Here you can see the pattern emerging. This is what your work should look like... a nice, regular herringbone pattern of interlocked chevrons. With some patience, your herringbone will be even neater than this one, which I had to hold in order to work it.m It's MUCH easier on a fixed object where you can get some force into you tightening.
Although it's not apparent in the small picture, I've struck a pencil line down the rail as a centre-line. You'll find that having this line to refer to will produce a much straighter line of detail: wiggles in the line are VERY noticeable and a common error.
Adjust your lines as necessary every four passes or so... after that, if becomes very hard to move the wrap from side to side.
Don't forget the back of the design! It is just as important as the front, as this is what gives you the grip for your fingers. Be sure you fair this up (make sure there are no gaps) by pusing it up and into the rest of the work, again, every four or five passes.
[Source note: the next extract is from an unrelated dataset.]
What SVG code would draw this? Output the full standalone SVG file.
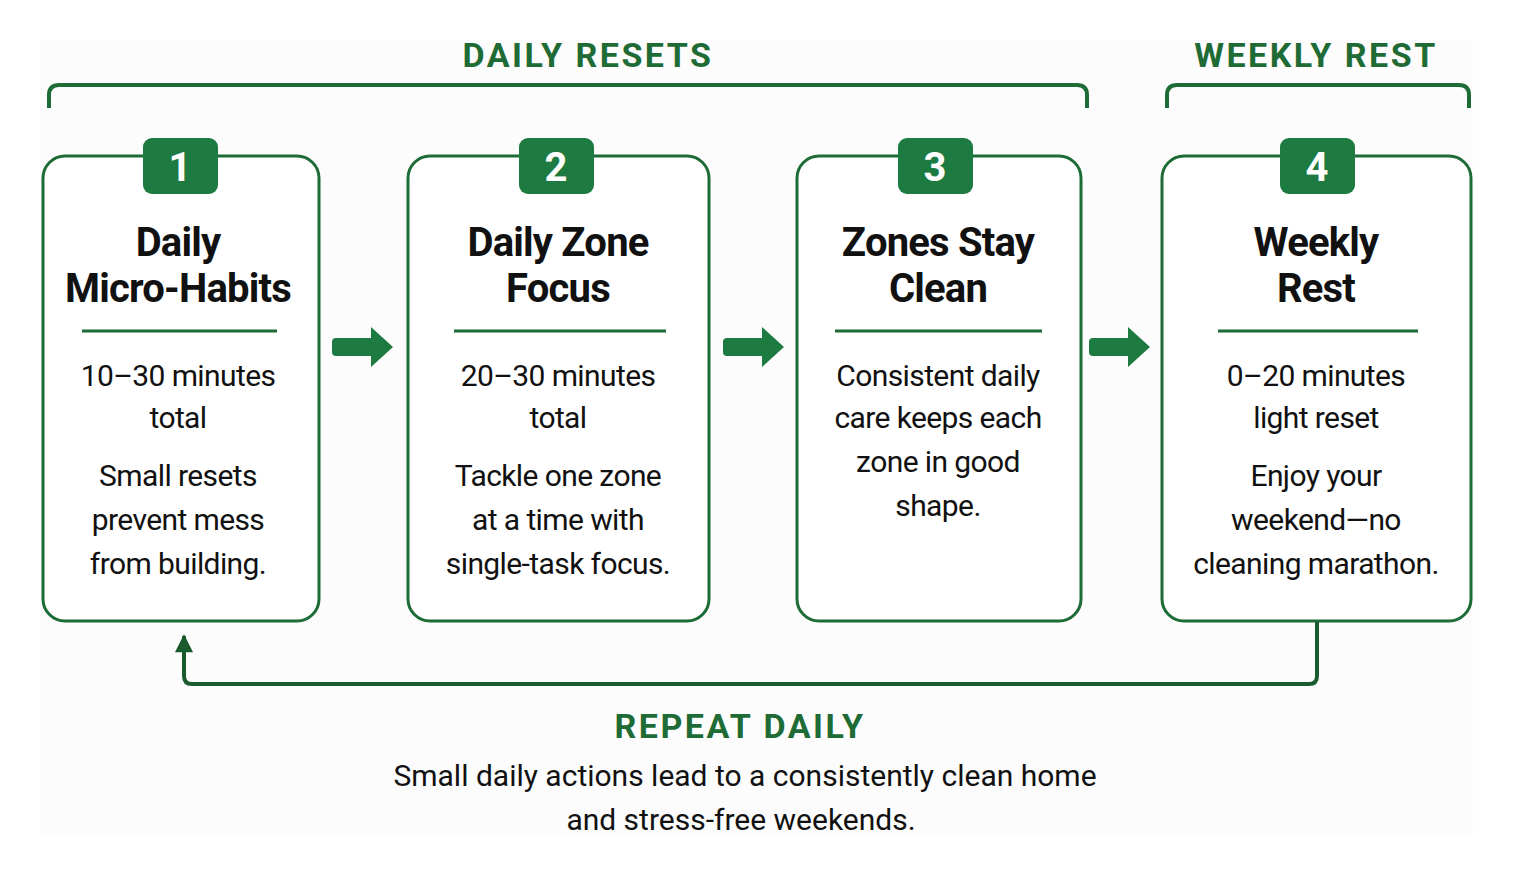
<svg xmlns="http://www.w3.org/2000/svg" width="1513" height="872" viewBox="0 0 1513 872">
<style>
.bg{fill:#ffffff}
.panel{fill:#fcfcfc}
.bracket{fill:none;stroke:#1d6b36;stroke-width:4;stroke-linejoin:round}
.hdr{font-family:Roboto,"Liberation Sans",sans-serif;font-weight:700;font-size:34px;fill:#1e6b35;letter-spacing:2.5px;text-anchor:middle}
.box{fill:#ffffff;stroke:#1d6b36;stroke-width:3}
.badge{fill:#1d7a40}
.num{font-family:Roboto,"Liberation Sans",sans-serif;font-weight:700;font-size:40px;fill:#ffffff;text-anchor:middle}
.title{font-family:Roboto,"Liberation Sans",sans-serif;font-weight:700;font-size:40px;fill:#111111;letter-spacing:-0.8px;text-anchor:middle}
.div{stroke:#1d6b36;stroke-width:3}
.body{font-family:Roboto,"Liberation Sans",sans-serif;font-size:30px;fill:#111111;letter-spacing:-0.6px;text-anchor:middle}
.blk{fill:#1d7a40}
.loop{fill:none;stroke:#1a5c2e;stroke-width:4;stroke-linejoin:round}
.foot{font-family:Roboto,"Liberation Sans",sans-serif;font-size:30px;fill:#111111;text-anchor:middle}
</style>
<defs>
<marker id="ah" viewBox="0 0 10 10" refX="9" refY="5" markerWidth="5.5" markerHeight="4.5" markerUnits="strokeWidth" orient="auto">
<path d="M0,0 L10,5 L0,10 Z" fill="#1a5c2e"/>
</marker>
</defs>
<rect class="bg" x="0" y="0" width="1513" height="872"/>
<rect class="panel" x="40" y="40" width="1433" height="795"/>

<g id="brackets">
<path class="bracket" d="M49,108 V95 Q49,85 59,85 H1077 Q1087,85 1087,95 V108"/>
<text class="hdr" x="588" y="67">DAILY RESETS</text>
<path class="bracket" d="M1167,108 V95 Q1167,85 1177,85 H1459 Q1469,85 1469,95 V108"/>
<text class="hdr" x="1316" y="67">WEEKLY REST</text>
</g>

<g id="node1">
<rect class="box" x="43" y="156" width="276" height="465" rx="22"/>
<rect class="badge" x="143" y="138" width="75" height="56" rx="9"/>
<text class="num" x="180" y="181">1</text>
<text class="title" x="178" y="256">Daily</text>
<text class="title" x="178" y="302">Micro-Habits</text>
<line class="div" x1="82" y1="331" x2="277" y2="331"/>
<text class="body" x="178" y="386">10–30 minutes</text>
<text class="body" x="178" y="428">total</text>
<text class="body" x="178" y="486">Small resets</text>
<text class="body" x="178" y="530">prevent mess</text>
<text class="body" x="178" y="574">from building.</text>
</g>

<g id="node2">
<rect class="box" x="408" y="156" width="301" height="465" rx="22"/>
<rect class="badge" x="519" y="138" width="75" height="56" rx="9"/>
<text class="num" x="556" y="181">2</text>
<text class="title" x="558" y="256">Daily Zone</text>
<text class="title" x="558" y="302">Focus</text>
<line class="div" x1="454" y1="331" x2="666" y2="331"/>
<text class="body" x="558" y="386">20–30 minutes</text>
<text class="body" x="558" y="428">total</text>
<text class="body" x="558" y="486">Tackle one zone</text>
<text class="body" x="558" y="530">at a time with</text>
<text class="body" x="558" y="574">single-task focus.</text>
</g>

<g id="node3">
<rect class="box" x="797" y="156" width="284" height="465" rx="22"/>
<rect class="badge" x="898" y="138" width="75" height="56" rx="9"/>
<text class="num" x="935" y="181">3</text>
<text class="title" x="938" y="256">Zones Stay</text>
<text class="title" x="938" y="302">Clean</text>
<line class="div" x1="835" y1="331" x2="1042" y2="331"/>
<text class="body" x="938" y="386">Consistent daily</text>
<text class="body" x="938" y="428">care keeps each</text>
<text class="body" x="938" y="472">zone in good</text>
<text class="body" x="938" y="516">shape.</text>
</g>

<g id="node4">
<rect class="box" x="1162" y="156" width="309" height="465" rx="22"/>
<rect class="badge" x="1280" y="138" width="75" height="56" rx="9"/>
<text class="num" x="1317" y="181">4</text>
<text class="title" x="1316" y="256">Weekly</text>
<text class="title" x="1316" y="302">Rest</text>
<line class="div" x1="1218" y1="331" x2="1418" y2="331"/>
<text class="body" x="1316" y="386">0–20 minutes</text>
<text class="body" x="1316" y="428">light reset</text>
<text class="body" x="1316" y="486">Enjoy your</text>
<text class="body" x="1316" y="530">weekend—no</text>
<text class="body" x="1316" y="574">cleaning marathon.</text>
</g>

<g id="connectors">
<path class="blk" d="M336,338 H371 V327 L393,347 L371,367 V356 H336 Q332,356 332,352 V342 Q332,338 336,338 Z"/>
<path class="blk" d="M727,338 H762 V327 L784,347 L762,367 V356 H727 Q723,356 723,352 V342 Q723,338 727,338 Z"/>
<path class="blk" d="M1093,338 H1128 V327 L1150,347 L1128,367 V356 H1093 Q1089,356 1089,352 V342 Q1089,338 1093,338 Z"/>
<path class="loop" d="M1317,622 V676 Q1317,684 1309,684 H192 Q184,684 184,676 V636" marker-end="url(#ah)"/>
</g>

<g id="footer">
<text class="hdr" x="740" y="738">REPEAT DAILY</text>
<text class="foot" x="745" y="786">Small daily actions lead to a consistently clean home</text>
<text class="foot" x="741" y="830">and stress-free weekends.</text>
</g>
</svg>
After that, you'll find it doesn't want to move easily, and after a few passes more it won't move at all.
You can see the side view of the herringbone and some gaps under each pass... Let's talk about them....
The tip of the awl is pointing at the openings in the wrap made by the lines reversing direction to produce the herringbone. These are unavoidable, although a good strong pull when tightening will reduce them considerably. Even so, there will ALWAYS be an opening in the wrap at this point and, if you're doing this on a ship's weather (exterior) rail, you absolutely must use some extra finish (varnish, paint, whatever) and close up these holes, or "holidays" in the wrap to prevent seawater from entering under the wrap and causing rust and eventual rail failure. Quite seriously, men have died from this happening aboard ship. Coxcombed exterior rails are to be inspected quarterly for signs of rust or weakness.
Finishing off can be accomplished by simply stropping all three lines tightly below the last turn necessary, sort of the way you did the starting strop. Double up the strops at beginning and end, check your work for holidays and errors, then walk away and have a cigarette or a cuppa coffee and then come back and check everything over one more time for errors or flaws.
This is the LAST CHANCE you get to correct any screw-ups, 'cos the next step is to cut off the extra line at start and finish, and then cover the ends with a turk's head. I like the 5x4 square turks, triple passes and in the next largest size line. (If you're using a #30 [3/32"], then the covering Turk's head should be of #45 [5/16"] line or #60 [3/8"] line. This will look better (IMHO, that is) as well as covering the "bump" of the herringbone a bit better.
If you're doing this on an exterior rail, trim the lines and the fill all the holidays and varnish/paint the job out for preservation BEFORE applying the turk's heads... this way, you've waterproofed the job already and now you can put the turk's heads on to finish things off without having to worry about water infiltration underneath the turk's.
On an interior rail, you can do the turk's covers and then paint or varnish the whole thing at once.